NEWS

Change in v0.6.0

Upgrade textmodel_doc2vec to train the distributed memory (DM) and distributed bag-of-word (DBOW) models.
Add as.textmodel_doc2vec() to create document vectors as weighted average of word vectors.
Add layer to as.matrix() to choose between word or document vectors.
normalize is now defunct in textmodel_word2vec().

Change in v0.5.1

Add normalize to textmodel_doc2vec() and pass it to as.matrix().
Add weights to textmodel_doc2vec() to adjust the salience of words in the document vectors.
Add include_data to textmodel_word2vec() to save the original tokens object.

Changes in v0.5.0

Add the model argument to textmodel_word2vec() to update existing models.
The normalize argument is moved from textmodel_word2vec() to as.matrix().

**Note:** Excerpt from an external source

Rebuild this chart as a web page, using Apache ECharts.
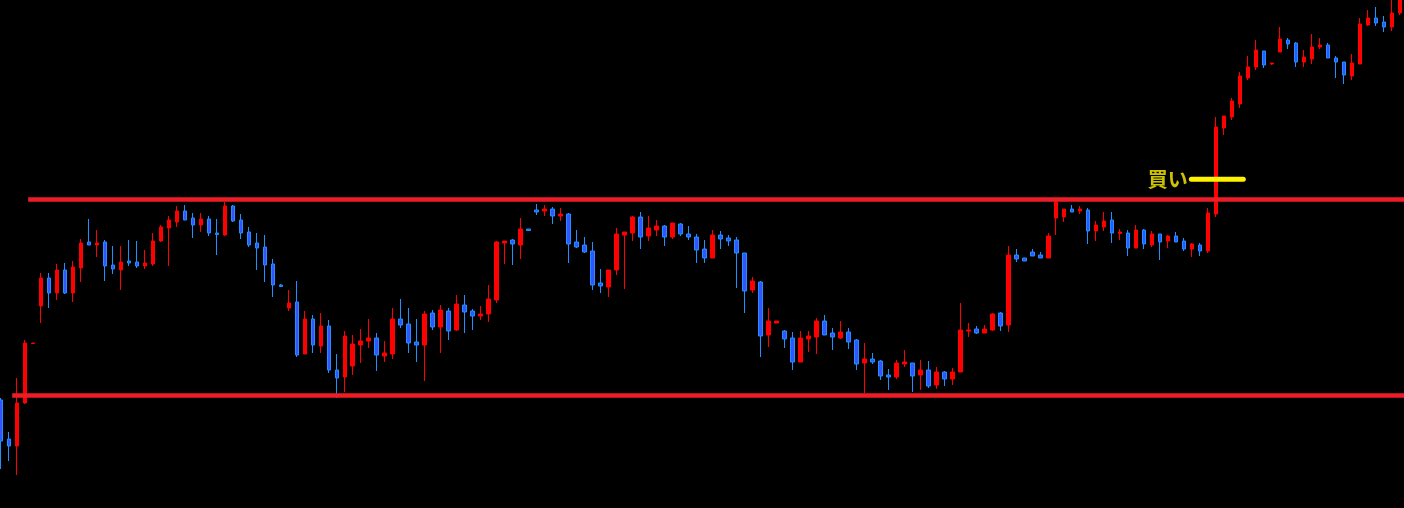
<!DOCTYPE html>
<html>
<head>
<meta charset="utf-8">
<script src="https://cdn.jsdelivr.net/npm/echarts@6/dist/echarts.min.js"></script>
<style>
  html, body { margin: 0; padding: 0; background: #000; overflow: hidden; }
  #chart { position: absolute; left: -3px; top: 0; width: 1407px; height: 508px; }
</style>
</head>
<body>
<div id="chart"></div>
<script>
  // OHLC candles: [open, close, low, high]
  const candles = [
    [100, 59, 31, 102], [61, 54, 39, 68], [54, 97, 25, 122], [97, 157, 96, 160], [156.5, 157, 156, 157],
    [194, 222, 177, 227], [222, 207, 192, 227], [207, 230, 200, 236], [230, 207, 206, 237], [207, 233, 198, 239],
    [232, 257, 218, 261], [258, 255, 255, 281], [255, 257, 243, 270], [258, 234, 219, 260], [235, 231, 226, 254],
    [230, 238, 210, 254], [239, 237, 234, 260], [238, 234, 232, 259], [234, 237, 231, 250], [236, 259, 234, 267],
    [259, 273, 258, 275], [272, 280, 234, 284], [278, 289, 273, 294], [289, 280, 280, 295], [282, 275, 262, 287],
    [275, 281, 268, 287], [281, 267, 264, 284], [267, 265.5, 245, 281], [265, 294, 264, 298], [294, 279, 278, 295],
    [280, 267, 261, 286], [268, 255, 253, 273], [257, 252, 230, 267], [253, 235, 218, 265], [236, 215, 203, 241],
    [215, 213.5, 213, 216], [192, 197, 189, 210], [198, 145, 143, 219], [146, 181, 146, 189], [181, 155, 147, 185],
    [154, 174, 147, 187], [174, 130, 127, 180], [130, 122, 102, 146], [123, 164, 108, 169], [134, 156, 125, 165],
    [155, 159, 137, 171], [159, 162, 152, 181], [162, 145, 129, 167], [144, 147, 138, 159], [146, 181, 141, 192],
    [181, 175, 172, 201], [176, 157, 147, 192], [158, 155, 138, 181], [155, 186, 119, 189], [187, 173, 170, 190],
    [173, 190, 147, 195], [189, 169, 160, 192], [170, 196, 169, 205], [195, 188, 167, 205], [189, 184, 170, 191],
    [184, 186, 180, 194], [186, 201, 178, 215], [200, 258, 197, 259], [257, 259, 236, 259], [260, 256, 235, 261],
    [255, 271, 241, 282], [271, 269.5, 269, 271], [290, 288, 285, 296], [289, 291, 284, 295], [291, 284, 276, 293],
    [284, 286, 279, 292], [286, 256, 237, 287], [258, 253, 252, 270], [255, 248, 247, 263], [249, 215, 210, 258],
    [217, 214, 207, 231], [213, 230, 203, 230], [230, 266, 225, 272], [265, 268, 211, 268], [267, 283, 259, 284],
    [283, 263, 251, 288], [264, 272, 259, 284], [270, 274, 264, 280], [274, 263, 254, 275], [263, 277, 261, 277],
    [276, 266, 264, 277], [266, 263, 260, 274], [263, 250, 237, 266], [251, 242, 237, 260], [242, 265, 242, 270],
    [265, 261, 251, 269], [262, 259, 254, 265], [260, 247, 212, 263], [247, 209, 187, 247], [210, 219, 207, 223],
    [218, 164, 143, 219], [165, 179, 153, 192], [177, 179, 177, 179], [169, 161, 152, 170], [162, 138, 130, 168],
    [138, 162, 138, 169], [161, 164, 148, 169], [163, 179, 146, 182], [179, 165, 165, 185], [167, 163, 150, 172],
    [162, 168, 161, 179], [168, 158, 151, 172], [160, 136, 130, 161], [137, 141, 107, 157], [141, 138, 136, 147],
    [139, 124, 120, 140], [125, 123, 110, 131], [123, 137, 121, 140], [136, 138, 133, 150], [137, 124, 108, 137],
    [125, 130, 110, 140], [130, 114, 112, 139], [115, 128, 111, 133], [128, 121, 114, 129], [121, 128, 115, 132],
    [128, 170, 128, 197], [169, 170, 163, 177], [171, 167, 166, 174], [167, 171, 167, 175], [170, 186, 169, 187],
    [187, 174, 169, 188], [175, 245, 168, 254], [245, 241, 238, 251], [242, 239, 239, 242], [248, 244, 244, 251],
    [245, 242, 242, 248], [242, 264, 242, 267], [282, 298, 265, 299], [283, 291, 278, 291], [291, 288, 288, 295],
    [289, 291, 286, 294], [290, 269, 256, 292], [269, 275, 259, 279], [273, 279, 269, 288], [280, 267, 257, 288],
    [266.5, 268, 260, 271], [267, 252, 244, 270], [252, 270, 252, 275], [270, 256, 251, 271], [255, 266, 253, 269],
    [266, 258, 240, 266], [259, 264, 252, 265], [264, 258, 258, 268], [259, 251, 249, 262], [251, 256, 243, 257],
    [255, 249, 244, 257], [249, 287, 247, 292], [286, 373, 283, 383], [372, 384, 365, 384], [383, 399, 380, 402],
    [396, 424, 392, 428], [422, 433, 420, 444], [433, 450, 430, 460], [449, 435, 432, 449], [436, 437, 435, 437],
    [448, 461, 448, 473], [460, 456, 451, 462], [457, 438, 433, 458], [438, 443, 433, 450], [441, 453, 436, 466],
    [453, 455, 451, 462], [455, 442, 442, 457], [442, 438, 422, 444], [438, 425, 416, 438], [424, 437, 420, 446],
    [436, 476, 436, 482], [475, 482, 474, 490], [482, 477, 474, 493], [478, 473, 468, 484], [473, 487, 469, 500],
    [487, 505, 485, 510]
  ]
  const bars = candles.map((c, i) => String(i))

  // horizontal levels: [start bar index, price]
  const resistance = [3.4, 300.5]
  const support = [1.4, 104.5]
  // buy marker: from / to bar index, price
  const buyLine = [148.9, 155.4, 320.7]
  const buyText = '買い'

  const chart = echarts.init(document.getElementById('chart'))
  const lastIdx = candles.length - 0.5
  chart.setOption({
    animation: false,
    backgroundColor: '#000',
    grid: {left: 0, right: 0, top: 0, bottom: 0},
    xAxis: [
      {type: 'category', data: bars, show: false, boundaryGap: true},
      {type: 'value', min: -0.5, max: lastIdx, show: false}
    ],
    yAxis: {type: 'value', min: -8, max: 500, show: false, splitLine: {show: false}},
    series: [
      {
        type: 'candlestick',
        data: candles,
        barWidth: 4,
        clip: true,
        itemStyle: {
          color: '#ff0000',
          borderColor: '#ff0000',
          color0: '#3355ff',
          borderColor0: '#1e90ff',
          borderWidth: 1
        }
      },
      {
        type: 'line',
        xAxisIndex: 1,
        data: [[resistance[0], resistance[1]], [lastIdx, resistance[1]]],
        symbol: 'none',
        lineStyle: {color: '#ee1c25', width: 4.5},
        z: 5
      },
      {
        type: 'line',
        xAxisIndex: 1,
        data: [[support[0], support[1]], [lastIdx, support[1]]],
        symbol: 'none',
        lineStyle: {color: '#ee1c25', width: 4.5},
        z: 5
      },
      {
        type: 'line',
        xAxisIndex: 1,
        data: [[buyLine[0], buyLine[2]], [buyLine[1], buyLine[2]]],
        symbol: 'none',
        lineStyle: {color: '#fff200', width: 5, cap: 'round'},
        z: 6
      },
      {
        type: 'scatter',
        xAxisIndex: 1,
        data: [[buyLine[0], buyLine[2]]],
        symbolSize: 1,
        itemStyle: {color: 'rgba(0,0,0,0)'},
        label: {
          show: true,
          position: 'left',
          distance: 3,
          formatter: buyText,
          color: '#fff200',
          fontSize: 20,
          fontWeight: 'bold',
          fontFamily: '"Noto Sans CJK JP", sans-serif'
        },
        z: 6
      }
    ]
  })
</script>
</body>
</html>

The original argument is deprecated and set to FALSE by default.
Remove weights().
Improve the structure of C++ code.

Changes in v0.4.0

Add the tolower argument and set to TRUE to lower-case tokens.
Allow x to be quanteda’s tokens_xptr object to enhance efficiency.

Changes in v0.3.0

Save docvars in the textmodel_doc2vec objects.
Set zero for empty documents in the textmodel_doc2vec objects.
Add probability() to compute probability of words.

Changes in v0.2.0

Rename word2vec(), doc2vec() and lsa() to textmodel_word2vec(), textmodel_doc2vec() and textmodel_lsa() respectively.
Simplify the C++ code to make maintenance easier.
Add normalize to word2vec to disable or enable word vector normalization.
Add weights() to extract back-propagation weights.
Make analogy() to convert a formula to named character vector.
Improve the stability of word2vec() when verbose = TRUE.

Changes in v0.1.0

Fork https://github.com/bnosac/word2vec and change the package name to wordvector.
Replace a list of character with quanteda’s tokens object as an input object.
Recreate word2vec() with new argument names and object structures.
Create lda() to train word vectors using Latent Semantic Analysis.
Add similarity() and analogy() functions using proxyC.
Add data_corpus_news2014 that contain 20,000 news summaries as package data.